--- start of SUPPLIED MATERIAL ---
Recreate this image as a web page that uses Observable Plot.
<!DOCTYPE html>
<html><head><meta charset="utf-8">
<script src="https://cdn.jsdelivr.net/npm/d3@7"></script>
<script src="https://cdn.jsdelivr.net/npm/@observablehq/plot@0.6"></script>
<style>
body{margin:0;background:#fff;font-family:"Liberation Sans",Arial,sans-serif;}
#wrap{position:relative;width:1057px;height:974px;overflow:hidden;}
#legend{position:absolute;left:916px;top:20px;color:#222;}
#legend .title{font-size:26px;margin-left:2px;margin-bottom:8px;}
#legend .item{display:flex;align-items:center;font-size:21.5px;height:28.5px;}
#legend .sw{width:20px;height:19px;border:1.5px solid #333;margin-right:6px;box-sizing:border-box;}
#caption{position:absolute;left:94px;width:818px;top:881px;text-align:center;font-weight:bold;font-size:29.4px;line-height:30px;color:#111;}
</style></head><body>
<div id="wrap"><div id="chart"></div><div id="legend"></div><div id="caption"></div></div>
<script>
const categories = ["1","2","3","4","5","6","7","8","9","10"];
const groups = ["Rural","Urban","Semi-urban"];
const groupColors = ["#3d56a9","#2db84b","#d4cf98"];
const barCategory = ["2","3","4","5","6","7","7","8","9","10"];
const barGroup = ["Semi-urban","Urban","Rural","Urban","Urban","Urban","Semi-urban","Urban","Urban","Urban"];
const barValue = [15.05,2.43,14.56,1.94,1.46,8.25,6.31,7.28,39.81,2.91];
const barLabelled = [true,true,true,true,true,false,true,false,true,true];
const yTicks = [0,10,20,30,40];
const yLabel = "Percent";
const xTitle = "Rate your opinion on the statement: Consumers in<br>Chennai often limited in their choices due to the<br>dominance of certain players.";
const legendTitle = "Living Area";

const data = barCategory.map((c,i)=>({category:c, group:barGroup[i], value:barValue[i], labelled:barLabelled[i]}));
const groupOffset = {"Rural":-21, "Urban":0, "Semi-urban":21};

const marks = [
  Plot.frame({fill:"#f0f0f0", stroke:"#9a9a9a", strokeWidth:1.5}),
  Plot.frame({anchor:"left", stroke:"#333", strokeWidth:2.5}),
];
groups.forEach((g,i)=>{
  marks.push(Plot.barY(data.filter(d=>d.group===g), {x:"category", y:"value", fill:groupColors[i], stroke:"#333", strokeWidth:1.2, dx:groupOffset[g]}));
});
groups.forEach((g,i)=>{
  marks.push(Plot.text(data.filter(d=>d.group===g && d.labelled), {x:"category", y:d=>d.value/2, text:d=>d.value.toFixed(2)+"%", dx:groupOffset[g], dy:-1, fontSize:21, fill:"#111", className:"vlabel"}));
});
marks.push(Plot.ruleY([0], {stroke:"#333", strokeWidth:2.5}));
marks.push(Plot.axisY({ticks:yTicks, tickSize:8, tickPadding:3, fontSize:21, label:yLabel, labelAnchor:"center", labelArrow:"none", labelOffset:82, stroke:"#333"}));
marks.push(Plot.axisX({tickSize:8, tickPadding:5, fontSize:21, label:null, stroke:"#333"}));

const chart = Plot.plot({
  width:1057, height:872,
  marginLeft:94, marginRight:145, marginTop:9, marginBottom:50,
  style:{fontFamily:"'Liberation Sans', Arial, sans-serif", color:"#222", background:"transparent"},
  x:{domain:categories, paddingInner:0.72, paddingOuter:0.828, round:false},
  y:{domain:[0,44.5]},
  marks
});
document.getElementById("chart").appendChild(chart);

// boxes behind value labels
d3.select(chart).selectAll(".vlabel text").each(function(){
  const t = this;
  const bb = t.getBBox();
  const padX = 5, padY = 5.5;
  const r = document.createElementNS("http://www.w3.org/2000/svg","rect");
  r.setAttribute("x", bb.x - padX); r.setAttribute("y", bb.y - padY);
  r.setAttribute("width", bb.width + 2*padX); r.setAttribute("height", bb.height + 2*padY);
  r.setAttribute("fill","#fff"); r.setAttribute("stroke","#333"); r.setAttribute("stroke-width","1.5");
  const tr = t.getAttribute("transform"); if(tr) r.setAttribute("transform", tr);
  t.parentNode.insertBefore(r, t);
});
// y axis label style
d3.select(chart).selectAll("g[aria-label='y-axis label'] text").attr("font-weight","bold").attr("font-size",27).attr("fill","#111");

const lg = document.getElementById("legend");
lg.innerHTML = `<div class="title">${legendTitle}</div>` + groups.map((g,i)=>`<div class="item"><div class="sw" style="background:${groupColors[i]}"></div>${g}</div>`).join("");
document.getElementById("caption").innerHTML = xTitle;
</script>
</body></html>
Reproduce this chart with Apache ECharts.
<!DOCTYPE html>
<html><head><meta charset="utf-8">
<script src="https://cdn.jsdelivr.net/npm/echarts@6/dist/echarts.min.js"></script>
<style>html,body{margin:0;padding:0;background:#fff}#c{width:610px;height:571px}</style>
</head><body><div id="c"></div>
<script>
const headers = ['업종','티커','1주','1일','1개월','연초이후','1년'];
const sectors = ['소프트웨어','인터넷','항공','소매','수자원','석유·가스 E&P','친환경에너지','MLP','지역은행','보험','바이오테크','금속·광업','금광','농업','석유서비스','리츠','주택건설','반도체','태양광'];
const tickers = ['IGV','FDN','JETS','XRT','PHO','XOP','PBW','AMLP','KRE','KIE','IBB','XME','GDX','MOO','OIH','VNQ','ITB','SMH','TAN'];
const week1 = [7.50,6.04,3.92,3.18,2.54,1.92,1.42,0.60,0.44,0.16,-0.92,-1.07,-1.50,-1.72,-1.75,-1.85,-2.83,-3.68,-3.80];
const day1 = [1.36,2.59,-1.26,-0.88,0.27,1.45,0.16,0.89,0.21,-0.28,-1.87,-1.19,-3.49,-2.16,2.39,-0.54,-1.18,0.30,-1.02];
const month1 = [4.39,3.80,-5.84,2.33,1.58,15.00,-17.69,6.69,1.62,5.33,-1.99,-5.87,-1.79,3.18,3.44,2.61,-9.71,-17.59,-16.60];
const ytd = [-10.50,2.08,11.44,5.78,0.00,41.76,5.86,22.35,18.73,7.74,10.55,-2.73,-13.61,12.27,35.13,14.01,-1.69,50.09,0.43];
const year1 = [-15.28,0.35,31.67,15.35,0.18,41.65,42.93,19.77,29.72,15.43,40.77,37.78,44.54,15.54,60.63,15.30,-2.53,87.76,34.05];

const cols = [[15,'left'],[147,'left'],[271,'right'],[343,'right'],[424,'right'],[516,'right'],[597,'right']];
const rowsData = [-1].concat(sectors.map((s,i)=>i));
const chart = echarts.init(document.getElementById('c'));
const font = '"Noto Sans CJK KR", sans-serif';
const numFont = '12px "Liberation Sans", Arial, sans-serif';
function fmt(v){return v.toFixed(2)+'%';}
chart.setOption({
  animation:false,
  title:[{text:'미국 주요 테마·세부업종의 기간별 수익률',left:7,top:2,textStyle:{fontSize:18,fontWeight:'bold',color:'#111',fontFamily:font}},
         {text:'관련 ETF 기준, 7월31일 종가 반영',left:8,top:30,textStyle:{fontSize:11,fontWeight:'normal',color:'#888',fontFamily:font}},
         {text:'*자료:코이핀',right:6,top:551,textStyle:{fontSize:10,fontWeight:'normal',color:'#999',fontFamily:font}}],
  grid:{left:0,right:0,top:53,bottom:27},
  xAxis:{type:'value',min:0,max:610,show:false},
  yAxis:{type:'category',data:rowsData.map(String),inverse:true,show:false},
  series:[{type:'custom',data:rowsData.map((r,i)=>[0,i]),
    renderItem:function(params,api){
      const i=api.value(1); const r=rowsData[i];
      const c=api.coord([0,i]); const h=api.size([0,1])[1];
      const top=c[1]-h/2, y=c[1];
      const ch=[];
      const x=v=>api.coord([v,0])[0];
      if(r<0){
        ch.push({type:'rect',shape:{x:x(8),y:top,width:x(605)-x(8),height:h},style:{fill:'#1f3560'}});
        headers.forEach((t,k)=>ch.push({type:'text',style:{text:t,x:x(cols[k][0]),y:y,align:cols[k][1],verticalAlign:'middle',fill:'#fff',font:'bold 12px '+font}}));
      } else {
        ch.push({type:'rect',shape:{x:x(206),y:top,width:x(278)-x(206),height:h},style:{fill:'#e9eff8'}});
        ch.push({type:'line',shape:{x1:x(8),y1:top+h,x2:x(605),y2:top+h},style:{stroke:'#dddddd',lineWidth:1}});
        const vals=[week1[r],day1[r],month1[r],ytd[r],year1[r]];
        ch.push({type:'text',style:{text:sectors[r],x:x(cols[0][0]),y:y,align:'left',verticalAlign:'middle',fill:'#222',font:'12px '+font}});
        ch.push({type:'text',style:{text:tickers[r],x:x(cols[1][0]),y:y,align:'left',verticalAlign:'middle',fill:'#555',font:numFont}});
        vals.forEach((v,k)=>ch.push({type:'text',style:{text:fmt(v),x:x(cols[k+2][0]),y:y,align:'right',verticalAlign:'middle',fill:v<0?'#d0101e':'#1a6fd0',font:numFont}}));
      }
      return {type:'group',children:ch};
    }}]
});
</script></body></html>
--- end of SUPPLIED MATERIAL ---
Search the lines above for the string "this", then show every one that has it.

EXERCISE SOLUTION:
Recreate this image as a web page that uses Observable Plot.
  const t = this;
Reproduce this chart with Apache ECharts.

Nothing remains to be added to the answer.